Proof of the theorem

By lemma 4 we can recursively choose $f_k\in C(\mathbb{T})$ and positive integers $n_k$ such that
$$
\|f_k\|_{\infty}\leq2^{-k}\min_{1\leq j\leq k-1}\left(\frac{1}{2n_j+1}\right)\quad(\leq2^{-1}\text{ if }k=1)
$$
and
$$
|s_{n_k}f_k(0)|\geq k
$$
Also, we might assume that
$$
\bigg|s_{n_k}\bigg(\sum_{j=1}^{k-1}f_j+f_k\bigg)(0)\bigg|\geq\bigg|s_{n_k}\bigg(\sum_{j=1}^{k-1}f_j-f_k\bigg)(0)\bigg|
$$
since if it's false we can replace $f_k$ by $-f_k$. This has as an effect that
\begin{align}
\bigg|s_{n_k}\bigg(\sum_{j=1}^{k}f_j\bigg)(0)\bigg| &\geq \frac{1}{2}\bigg|s_{n_k}\bigg(\sum_{j=1}^{k-1}f_j+f_k\bigg)(0)\bigg|+\frac{1}{2}\bigg|s_{n_k}\bigg(\sum_{j=1}^{k-1}f_j-f_k\bigg)(0)\bigg|\\
&=\frac{1}{2}\bigg|s_{n_k}\bigg(\sum_{j=1}^{k-1}f_j+f_k\bigg)(0)\bigg|+\frac{1}{2}\bigg|-s_{n_k}\bigg(\sum_{j=1}^{k-1}f_j-f_k\bigg)(0)\bigg|\\
&\geq\frac{1}{2}\bigg|s_{n_k}\bigg(\sum_{j=1}^{k-1}f_j+f_k-\sum_{j=1}^{k-1}f_j+f_k\bigg)(0)\bigg|\\
&=|s_{n_k}f_k(0)|\\
&\geq k
\end{align}
where the first inequality comes from the fact that if $A\geq B$ then $A\geq\frac{A+B}{2}$.
Now let $\displaystyle f:=\sum_{j\geq1}f_j$.
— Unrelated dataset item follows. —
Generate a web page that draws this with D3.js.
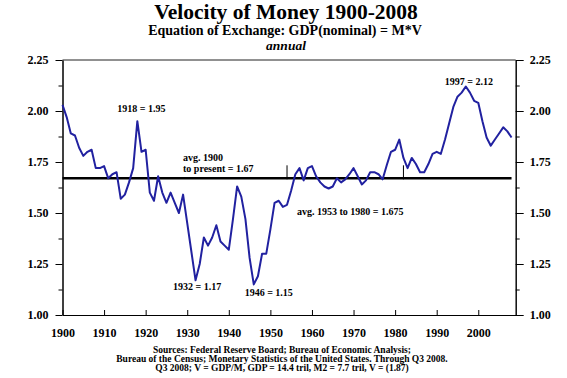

Since $\|f_j\|_{\infty}\leq2^{-j}$ for all $j$, this series converges uniformly and hence $f\in C(\mathbb{T})$.
Also, for all $k$,
$$
s_{n_k}f(0) = s_{n_k}\bigg(\sum_{j=1}^kf_j\bigg)(0)+s_{n_k}\bigg(\sum_{j=k+1}^{\infty}f_j\bigg)(0)
$$
But we've seen that
$$
\bigg|s_{n_k}\bigg(\sum_{j=1}^{k}f_j\bigg)(0)\bigg| \geq k
$$
and by lemma 3 we have
\begin{align}
\bigg|s_{n_k}\bigg(\sum_{j=k+1}^{\infty}f_j\bigg)(0)\bigg| &\leq (2n_k+1)\bigg\|\sum_{j=k+1}^{\infty}f_j\bigg\|_{\infty}\\
&\leq (2n_k+1)\sum_{j=k+1}^{\infty}\|f_j\|_{\infty}\\
&\leq (2n_k+1)\sum_{j=k+1}^{\infty}\frac{2^{-j}}{2n_k+1}\\
&=\sum_{j=k+1}^{\infty}2^{-j}\\
&\leq1
\end{align}
Hence $|s_{n_k}f(0)|\geq k-1$ which $\to\infty$ as $k\to\infty$.